11 Nisan 2008 Cuma

hiç istemeden

biliyorsun, dört bir yandan saldırıyorlar. top tüfekle de değil bu kez. tamam, o geleneksel yöntemleri de kullanıyorlar ama, asıl silahları başka. uzun zamandan beri.

bunları konuşmayı sevmiyorum. çocukluktan beri haberleri izlemekten kaçıyorum. kanal değiştiriyorum, televizyonu kapatıyorum.

bütün politikacılar bir ayağını kaldırıp öyle konuşuyorlarmış gibi geliyor çünkü.

yoksa o kadar kolay yalan söylenmez. söylenmemeli. bu ikiyüzlülüğü taşıyabilmeye insanın yüreği dayanmaz.

yüreklerinin dayanmamasını, kısa zamanda kalp krizinden ölmelerini bekliyorum, olmuyor. ölseler de bir şey değişmeyecek, bunu da biliyorum.

gazete de pek okumuyorum. çünkü okurken, televizyondaki çürümüş sunucuların, haberin biçimine göre tonlandırdıkları seslerini duyuyorum. bir cümle on kez yankılanıyor kafamda, kendimi embesil hissediyorum.

üçüncü sayfa haberlerine ilgi duyuyorum biraz, çünkü cinneti ve çaresizliği görüyorum. kalemini yağ bıçağı gibi kullanan köşe yazarlarından daha gerçek buluyorum bir insanın nefretini.

başbakan, hırsızlığın, gaspın, dolandırıcılığın, bir zamanlar iktidar tarafından pompalanan kolay para kazanma çılgınlığından kaynaklandığını anlatmıyor örneğin.

hatırlarsın, ihracatın hayali olduğu, herkese iki anahtar vadedildiği dönemleri.

çürümenin mayalanmaya oturduğu, şimdi acı ekmeğini yediğimiz dönemleri...

ya da demiyor ki başbakan, kusura bakmayın, devlete ait ve en fazla gelir getiren şirketleri özelleştirdik, işsizliği arttırdık, alım gücünüzü düşürdük.

biz onu yavaş yavaş elden çıkarıyoruz ama, siz birilerini öldürerek vatan sevmeye devam edin.

en çok neye kızıyorum, biliyor musun? iktidarın, karşı çıkış, muhalefet eylemlerini bile yönlendirebilme gücüne.

en popüler kutuplaşma konumuz türban bile, önceden her şey ince ince hesaplanarak ortaya atıldı. "al sana ateşli bir tartışma konusu, sen bununla oyalan, ben de seni gerçekten ilgilendiren yasaları meclisten geçireyim."

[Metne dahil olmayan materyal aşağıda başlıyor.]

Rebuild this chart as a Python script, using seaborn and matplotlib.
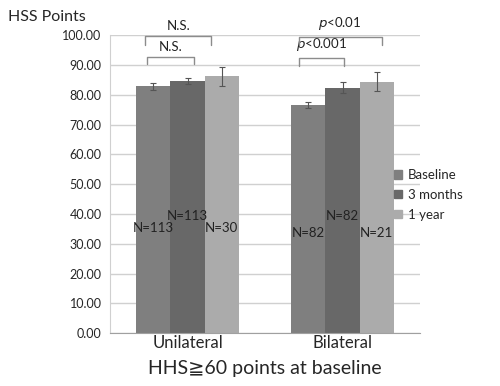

"onlar, şeriat gelecek, başörtülü üniversiteye girebilir miymiş, diye bağıradursun, ben ülkenin çalışanlarını bu arada parlatıp görücüye çıkarayım, dış sermayeye."

tesadüf mü sence, aynı günlerde çocuk ve kadın işçilerle ilgili yasalarda değişiklik yapılması?

küçükken, bulutsuzluk özleminin şarkısını dinleyip babama sormuştum; " ITT şili'de nasıl darbe yapmış?" televizyonumuz ITT idi ve benim hiç aklım ermiyordu bir şirket nasıl darbe yapar. babam anlatmıştı, savaşların eskisi gibi yapılmadığını, büyük şirketlerin pazarlarının yetmediğini, her şeyin 'daha fazla'ya bağlı olduğunu, gelişmemiş ülkelerin bu nedenle sömürüldüğünü, şili'deki işçilerin artık burasına geldiğini, o şartlarda çalışmak istemediklerini ve zorbalar tarafından darbeyle susturulmaya çalıştıklarını...

ülkemizde darbenin de şeriatın da geleceğini zannetmiyorum.

her ne kadar darbeyi isteyenler ve şeriat şartlarının hazırlandığını düşünenler varsa da.

darbe gelemez, çünkü, sömürüye muhalif halk yok. başbakanla panikatak genelkurmay, göz kırpışıyorlar şimdi.

şeriat hiç gelemez, amerika'nın eteğine böyle de güzel konuşlanmışken. hem hükümet riski göze alamaz, hem amerika militan islamcılığa izin vermez.

başbakan, adını koymadan rejimin, istediği kadar islamlaştırır ülkeyi. istemediğimiz kadar da köleleştirir.

biz de yanlış kurulmuş alarm gibi, yanlış zamanlarda çalarız.